> _EXERCISE BRIEF_
Print, word for word, every line from the beginning of the listing up to and including the line with "const bedBase = 1042.9;". Pictures are to be excluded.

>> Start LISTING

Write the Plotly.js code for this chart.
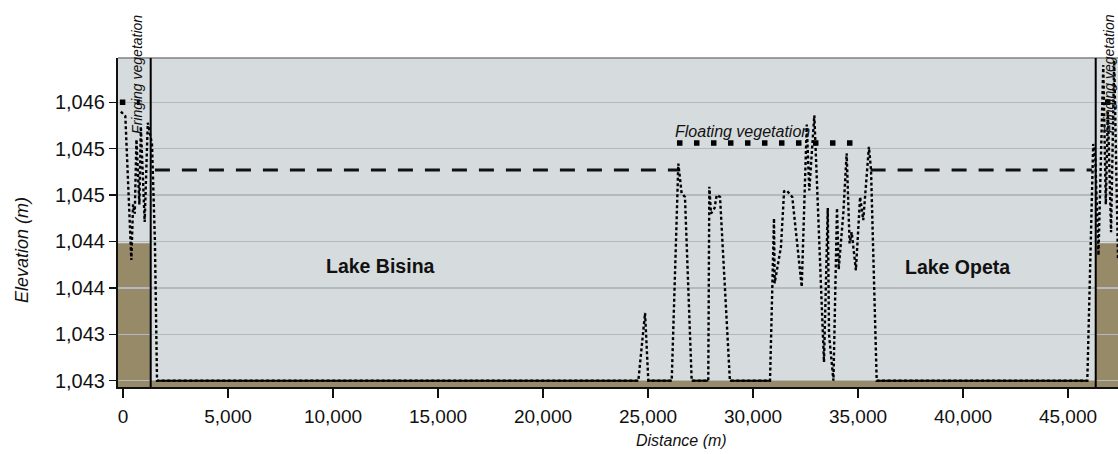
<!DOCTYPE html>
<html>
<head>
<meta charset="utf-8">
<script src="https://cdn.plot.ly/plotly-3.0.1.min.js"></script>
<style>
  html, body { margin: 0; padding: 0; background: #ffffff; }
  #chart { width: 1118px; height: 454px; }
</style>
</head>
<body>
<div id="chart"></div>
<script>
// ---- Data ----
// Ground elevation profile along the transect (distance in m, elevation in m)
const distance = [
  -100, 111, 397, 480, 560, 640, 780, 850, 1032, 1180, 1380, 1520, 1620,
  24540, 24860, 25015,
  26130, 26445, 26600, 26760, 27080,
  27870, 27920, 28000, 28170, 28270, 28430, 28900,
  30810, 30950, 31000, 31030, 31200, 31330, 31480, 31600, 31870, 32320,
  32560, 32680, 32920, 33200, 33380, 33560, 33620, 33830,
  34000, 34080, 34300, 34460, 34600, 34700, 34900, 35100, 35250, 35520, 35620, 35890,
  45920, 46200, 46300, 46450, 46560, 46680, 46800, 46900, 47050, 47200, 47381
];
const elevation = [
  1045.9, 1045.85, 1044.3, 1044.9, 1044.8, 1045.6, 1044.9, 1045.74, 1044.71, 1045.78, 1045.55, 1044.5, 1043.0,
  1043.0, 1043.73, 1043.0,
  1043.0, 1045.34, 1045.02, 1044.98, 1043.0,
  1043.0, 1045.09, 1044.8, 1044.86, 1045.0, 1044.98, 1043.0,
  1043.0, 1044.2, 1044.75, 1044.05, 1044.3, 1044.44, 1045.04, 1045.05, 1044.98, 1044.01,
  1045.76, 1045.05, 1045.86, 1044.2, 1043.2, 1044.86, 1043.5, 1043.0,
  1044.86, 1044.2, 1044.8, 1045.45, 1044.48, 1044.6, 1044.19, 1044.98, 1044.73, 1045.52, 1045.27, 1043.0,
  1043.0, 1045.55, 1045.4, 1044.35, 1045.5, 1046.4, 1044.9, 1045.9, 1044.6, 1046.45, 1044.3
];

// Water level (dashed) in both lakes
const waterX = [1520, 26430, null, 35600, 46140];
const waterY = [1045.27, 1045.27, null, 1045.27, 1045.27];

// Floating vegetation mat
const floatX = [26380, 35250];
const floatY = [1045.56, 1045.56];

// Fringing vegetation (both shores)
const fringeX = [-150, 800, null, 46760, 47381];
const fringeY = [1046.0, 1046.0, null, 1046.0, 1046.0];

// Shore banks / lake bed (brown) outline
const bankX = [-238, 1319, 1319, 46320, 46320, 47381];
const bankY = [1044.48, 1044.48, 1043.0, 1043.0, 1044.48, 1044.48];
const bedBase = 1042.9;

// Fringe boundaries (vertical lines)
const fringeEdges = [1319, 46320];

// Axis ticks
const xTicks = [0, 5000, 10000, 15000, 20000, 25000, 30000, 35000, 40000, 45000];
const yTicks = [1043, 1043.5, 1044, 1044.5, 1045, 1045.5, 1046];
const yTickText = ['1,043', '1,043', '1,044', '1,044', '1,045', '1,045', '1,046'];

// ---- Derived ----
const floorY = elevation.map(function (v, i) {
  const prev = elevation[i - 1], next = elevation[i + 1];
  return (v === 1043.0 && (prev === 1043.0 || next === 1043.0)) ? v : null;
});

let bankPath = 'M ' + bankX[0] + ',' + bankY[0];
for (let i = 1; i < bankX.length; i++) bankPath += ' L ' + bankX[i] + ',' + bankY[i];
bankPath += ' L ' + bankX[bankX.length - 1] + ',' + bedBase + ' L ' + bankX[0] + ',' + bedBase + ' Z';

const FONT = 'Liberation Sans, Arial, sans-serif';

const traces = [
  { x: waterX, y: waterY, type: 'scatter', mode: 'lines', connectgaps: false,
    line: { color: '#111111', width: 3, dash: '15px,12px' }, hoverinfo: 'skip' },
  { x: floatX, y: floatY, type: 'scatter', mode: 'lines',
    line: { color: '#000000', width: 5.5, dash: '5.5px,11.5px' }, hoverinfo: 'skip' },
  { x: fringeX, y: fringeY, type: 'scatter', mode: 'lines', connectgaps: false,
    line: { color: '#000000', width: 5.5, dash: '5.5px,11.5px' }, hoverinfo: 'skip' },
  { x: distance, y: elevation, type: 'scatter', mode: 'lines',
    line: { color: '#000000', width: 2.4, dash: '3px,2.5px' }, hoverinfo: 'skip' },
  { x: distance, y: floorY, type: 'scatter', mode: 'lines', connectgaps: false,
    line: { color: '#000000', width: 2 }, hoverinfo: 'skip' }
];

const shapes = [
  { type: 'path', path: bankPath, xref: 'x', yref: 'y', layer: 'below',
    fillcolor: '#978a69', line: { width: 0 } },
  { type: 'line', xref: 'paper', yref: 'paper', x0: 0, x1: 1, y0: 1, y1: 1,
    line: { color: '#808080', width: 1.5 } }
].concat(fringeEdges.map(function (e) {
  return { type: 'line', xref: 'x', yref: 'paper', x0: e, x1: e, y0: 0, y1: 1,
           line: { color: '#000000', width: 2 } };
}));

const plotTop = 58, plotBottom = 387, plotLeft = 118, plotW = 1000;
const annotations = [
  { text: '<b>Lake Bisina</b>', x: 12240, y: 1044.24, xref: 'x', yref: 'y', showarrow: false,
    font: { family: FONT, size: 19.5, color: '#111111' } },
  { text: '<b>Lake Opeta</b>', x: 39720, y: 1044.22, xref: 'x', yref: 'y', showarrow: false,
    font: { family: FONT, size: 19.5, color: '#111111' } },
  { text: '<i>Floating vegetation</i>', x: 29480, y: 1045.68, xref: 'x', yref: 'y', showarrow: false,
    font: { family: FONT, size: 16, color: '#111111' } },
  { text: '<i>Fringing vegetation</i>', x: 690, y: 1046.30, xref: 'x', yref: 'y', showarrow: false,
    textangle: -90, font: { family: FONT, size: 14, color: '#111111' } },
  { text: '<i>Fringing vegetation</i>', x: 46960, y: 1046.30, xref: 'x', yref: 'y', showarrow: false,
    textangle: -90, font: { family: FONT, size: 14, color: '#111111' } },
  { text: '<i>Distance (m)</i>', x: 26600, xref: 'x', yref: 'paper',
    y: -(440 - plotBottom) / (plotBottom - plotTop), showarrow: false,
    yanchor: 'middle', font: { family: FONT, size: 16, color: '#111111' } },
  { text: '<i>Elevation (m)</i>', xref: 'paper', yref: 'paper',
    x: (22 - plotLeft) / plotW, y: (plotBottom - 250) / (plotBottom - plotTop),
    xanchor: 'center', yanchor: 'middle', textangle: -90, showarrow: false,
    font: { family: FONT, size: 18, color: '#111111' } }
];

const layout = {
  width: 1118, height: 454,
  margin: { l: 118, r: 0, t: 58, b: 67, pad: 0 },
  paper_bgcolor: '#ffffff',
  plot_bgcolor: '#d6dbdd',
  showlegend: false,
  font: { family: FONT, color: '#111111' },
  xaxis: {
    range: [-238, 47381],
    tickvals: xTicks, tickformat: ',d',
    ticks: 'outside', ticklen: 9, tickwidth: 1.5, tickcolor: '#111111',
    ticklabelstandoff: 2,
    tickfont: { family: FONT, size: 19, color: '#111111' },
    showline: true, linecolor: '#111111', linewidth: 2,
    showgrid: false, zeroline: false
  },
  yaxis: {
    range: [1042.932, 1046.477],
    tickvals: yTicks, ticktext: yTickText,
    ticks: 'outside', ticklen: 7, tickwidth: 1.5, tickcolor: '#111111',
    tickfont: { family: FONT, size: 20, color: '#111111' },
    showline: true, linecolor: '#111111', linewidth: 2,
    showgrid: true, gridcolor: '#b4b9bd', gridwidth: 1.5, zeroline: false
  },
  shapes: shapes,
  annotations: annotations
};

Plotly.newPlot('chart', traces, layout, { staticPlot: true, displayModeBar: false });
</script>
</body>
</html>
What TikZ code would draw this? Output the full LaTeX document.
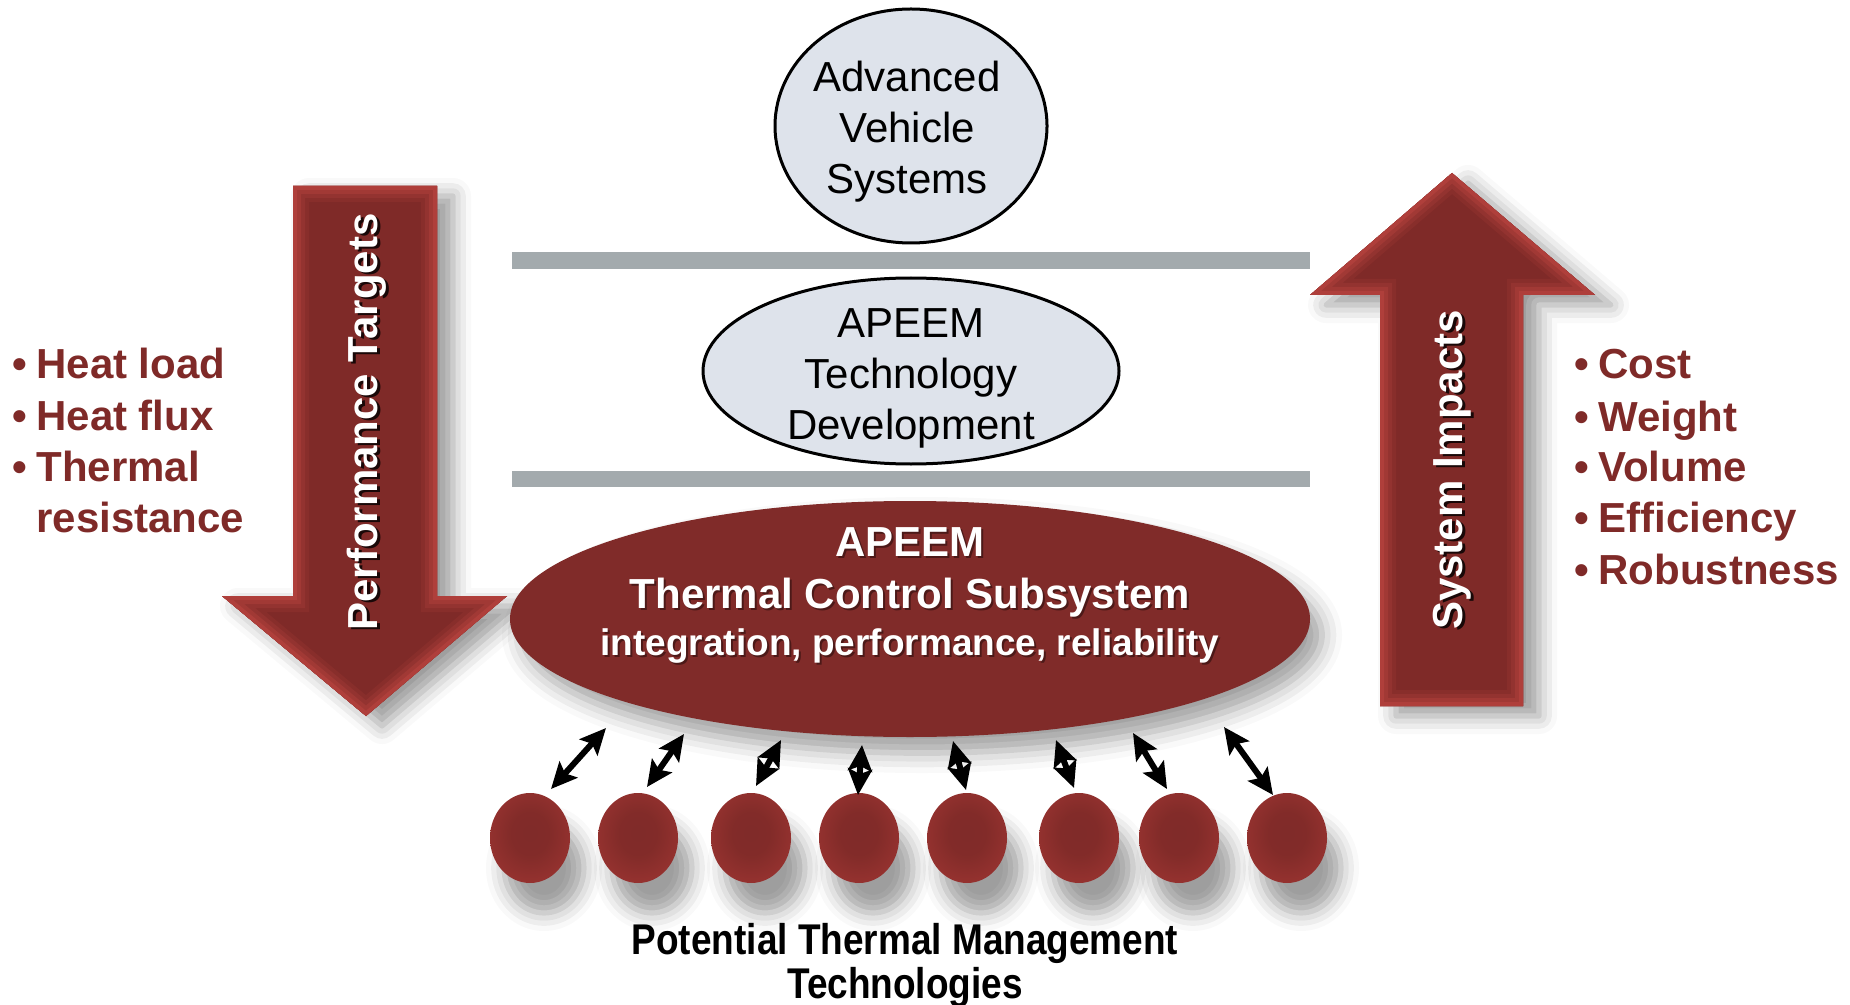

>> End LISTING

> _THE COMPLETED TASK_
Write the Plotly.js code for this chart.
<!DOCTYPE html>
<html>
<head>
<meta charset="utf-8">
<script src="https://cdn.plot.ly/plotly-3.0.1.min.js"></script>
<style>
  html, body { margin: 0; padding: 0; background: #ffffff; }
  #chart { width: 1118px; height: 454px; }
</style>
</head>
<body>
<div id="chart"></div>
<script>
// ---- Data ----
// Ground elevation profile along the transect (distance in m, elevation in m)
const distance = [
  -100, 111, 397, 480, 560, 640, 780, 850, 1032, 1180, 1380, 1520, 1620,
  24540, 24860, 25015,
  26130, 26445, 26600, 26760, 27080,
  27870, 27920, 28000, 28170, 28270, 28430, 28900,
  30810, 30950, 31000, 31030, 31200, 31330, 31480, 31600, 31870, 32320,
  32560, 32680, 32920, 33200, 33380, 33560, 33620, 33830,
  34000, 34080, 34300, 34460, 34600, 34700, 34900, 35100, 35250, 35520, 35620, 35890,
  45920, 46200, 46300, 46450, 46560, 46680, 46800, 46900, 47050, 47200, 47381
];
const elevation = [
  1045.9, 1045.85, 1044.3, 1044.9, 1044.8, 1045.6, 1044.9, 1045.74, 1044.71, 1045.78, 1045.55, 1044.5, 1043.0,
  1043.0, 1043.73, 1043.0,
  1043.0, 1045.34, 1045.02, 1044.98, 1043.0,
  1043.0, 1045.09, 1044.8, 1044.86, 1045.0, 1044.98, 1043.0,
  1043.0, 1044.2, 1044.75, 1044.05, 1044.3, 1044.44, 1045.04, 1045.05, 1044.98, 1044.01,
  1045.76, 1045.05, 1045.86, 1044.2, 1043.2, 1044.86, 1043.5, 1043.0,
  1044.86, 1044.2, 1044.8, 1045.45, 1044.48, 1044.6, 1044.19, 1044.98, 1044.73, 1045.52, 1045.27, 1043.0,
  1043.0, 1045.55, 1045.4, 1044.35, 1045.5, 1046.4, 1044.9, 1045.9, 1044.6, 1046.45, 1044.3
];

// Water level (dashed) in both lakes
const waterX = [1520, 26430, null, 35600, 46140];
const waterY = [1045.27, 1045.27, null, 1045.27, 1045.27];

// Floating vegetation mat
const floatX = [26380, 35250];
const floatY = [1045.56, 1045.56];

// Fringing vegetation (both shores)
const fringeX = [-150, 800, null, 46760, 47381];
const fringeY = [1046.0, 1046.0, null, 1046.0, 1046.0];

// Shore banks / lake bed (brown) outline
const bankX = [-238, 1319, 1319, 46320, 46320, 47381];
const bankY = [1044.48, 1044.48, 1043.0, 1043.0, 1044.48, 1044.48];
const bedBase = 1042.9;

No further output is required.